Nina's Reading Blog

Comments on books I am reading/listening to

Posts Tagged ‘travelogue’

Not Tonight, Josephine: A Road Trip Through Small-Town America

Posted by nliakos on September 1, 2017

by George Mahood (2016)

George Mahood publishes his own work, apparently; I can’t find any mention of a publisher anywhere. This may explain why this book cost only $2.99 (Kindle edition), and it was well worth it. It’s a travelogue by a young Britisher traveling around the United States (first with a boyhood friend, then with his girlfriend) in an old rattletrap of a Dodge Caravan (the eponymous¬†Josephine). which breaks down frequently, requiring regular infusions of cash. It’s the usual compendium of encounters with surprisingly friendly folks, with the slight twist that it was written for a British audience, including little explanations like, “There was no real equivalent to the UK’s MOT test. . . .” Also, the subtitle implies that Mahood spent most of his time in small American towns; however, he actually visited quite a lot of tourist sights and national parks, which is not a bad thing; they just aren’t what I would call small-town America. But that’s not really a criticism, just an observation. I enjoyed reading about the national parks.

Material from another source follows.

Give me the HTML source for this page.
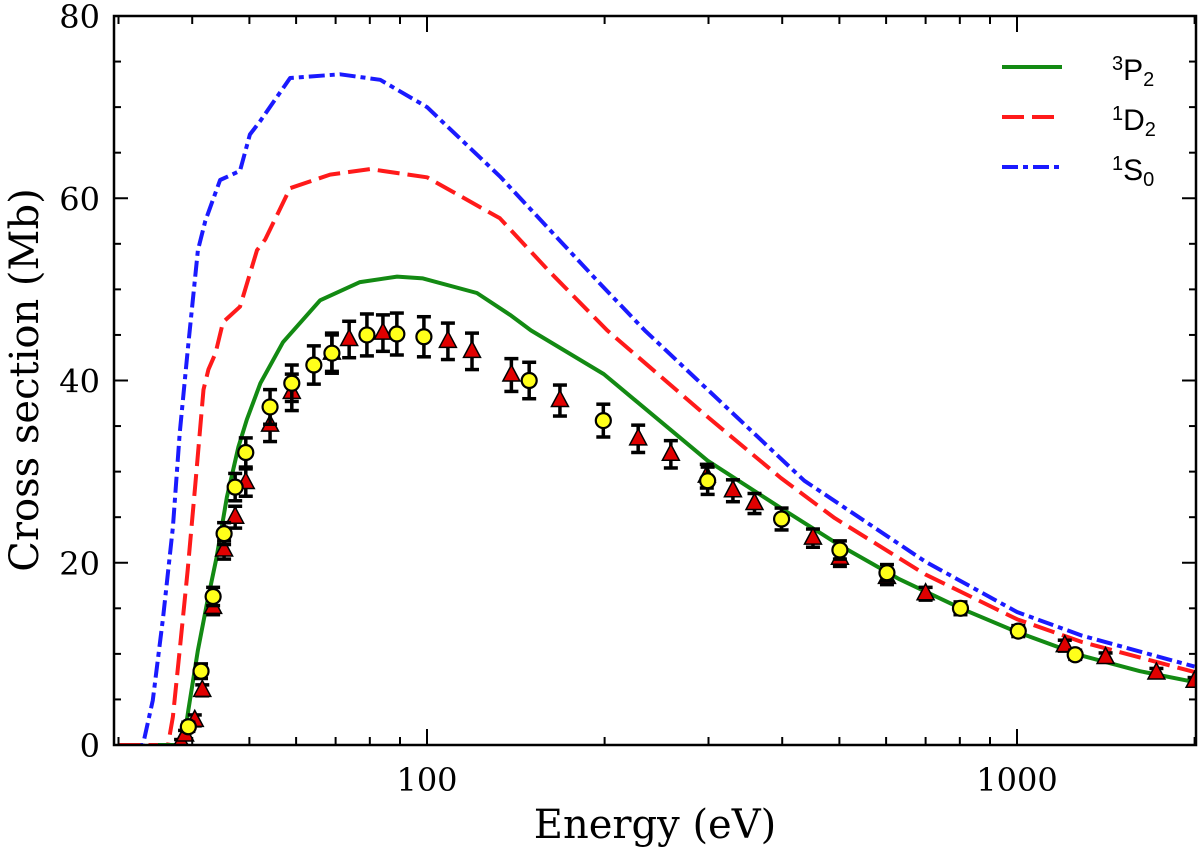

Mahood is very funny and I enjoyed his humorous descriptions of the many odd situations he and his friends found themselves in. And I liked the fact that he liked the U.S.A. He writes, “My travels across America had exceeded all of my expectations. Its cities were bigger, its mountains higher, roads straighter, rivers wider, lowlands sparser, buildings taller, lakes greater, winters colder, gas cheaper, portions larger, canyons grander, badlands badder, deserts desertier, desserts dessertier, taxis yellowier, Halloweens scarier, bears grizzlier, corn palaces cornier, ski slopes snowier, Brians greasier, prairie dogs dafter, walks hikier, bacon crispier, green salads beefier, park rangers speedier, mechanics wackier (and sometimes grease-you-up-and-screwier), crazy golf crazier, drive-thrus noisier, and its people friendlier than I could have ever possibly imagined.” (You just have to read the book to understand some of those references.)